Each of the carefully selected artists supported by the African Art Centre have been there. Collecting memories, stories and emotions and preserving these in their work. Soul luggage made visible- for some it’s the journey, leading the way, for others it’s the destination, that motivates them to create their art.

Xolile Mazibuko uses the medium of painting to convey and express her views on her culture and how she experiences life as a young black woman from a traditional Zulu background. She refers to herself as a ‘profoundly spiritual person’ and attests to being deeply aggrieved for her community, for the disadvantaged and often makes reference to the neglect of basic human rights. Her painting New South Africa catches this essence perfectly. 

Sibusiso Duma is able to utilize the medium of fine art to express himself and represent his surroundings. His subject matter includes serene landscapes sometimes inhabited by individuals, and depicting his everyday life scenes. His paintings are either executed in fine painterly marks or in a pointillism technique.
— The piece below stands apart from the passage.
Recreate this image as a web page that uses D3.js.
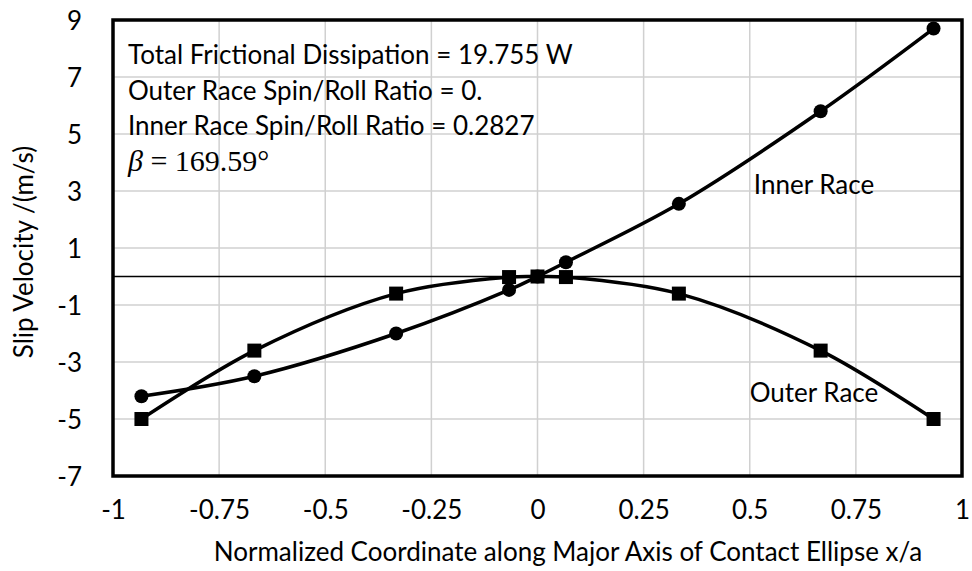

The viewer is always able to linger a bit longer in the moment that he had captured to preserve.

Jabulani Cele’s subjects are concerned with his surroundings, the township lifestyles and the change in cultural habitat. His objects are moving, traveling and almost always in motion. Creating a reflection of past, present and future.

Stenjwa Luthuli’s linocut prints and WidusMtshali’s burnt wood sculptures are complementing the traveling path of our exhibition- expressing their “soul luggage’ and adding further entries into our travel journal.”

Soul Luggage is located in the Raymond Slater Library, Centenary Hall, Grindrod Bank Theatre, at the Hilton Arts Festival which runs this weekend from September 18 to 20.